Un canto a la dignidad de los desamparados que durante la Gran Depresión pusieron rumbo con tesón a un incierto porvenir. Y es también una lección de cine llena de escenas de esplendorosa hermosura y padecimiento. Película imprescindible, un drama absorbente, tenso, realista y con una importante carga de pirotecnia social y política, socialismo de la época en la que mucha gente era explotada, vejada y a veces asesinada.

En la grande, hermosa y lírica despedida de esta película se puede escuchar a Henry Fonda clamar: «Donde haya una posibilidad de que los hambrientos coman, allí estaré; donde haya un hombre que sufre, allí estaré; estaré en unos gritos de los hombres a quienes vuelven locos, y estaré en las risas de los niños cuando sientan hambre y la cena esté ya preparada; y cuando los hombres coman de las tierras que trabajan y vivan en las casas que levanten, allí también estaré; (…) allí donde haya injusticia, sufrimiento, gente acorralada, estaré yo».

La situación de los Joad y de cientos de otras familias de refugiados durante su frenética búsqueda de trabajo en la California de aquella época es una visualización impactante de lo que ocurre hoy con la inmigración, una situación que exige una generosa atención humanitaria y una seria reflexión que Ford nos aporta con su magisterio.
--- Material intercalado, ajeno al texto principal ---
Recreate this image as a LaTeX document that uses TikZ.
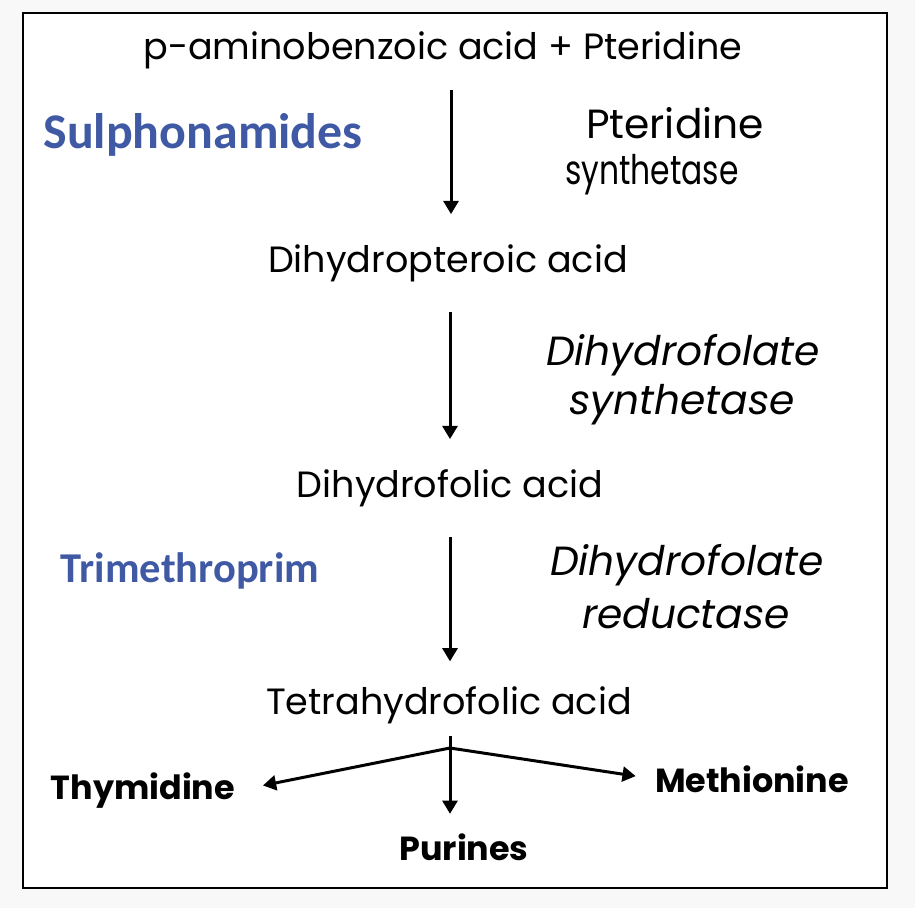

Por eso, esta película tiene todos los ingredientes para servir a modo de lección sobre la vida y el mundo que nos toca, con muchas equivalencias con nuestra época. A la vez, es un alegato en favor de las mejores virtudes, una denuncia contra los peores pecados del género humano y también una interpelación en favor de la justicia social.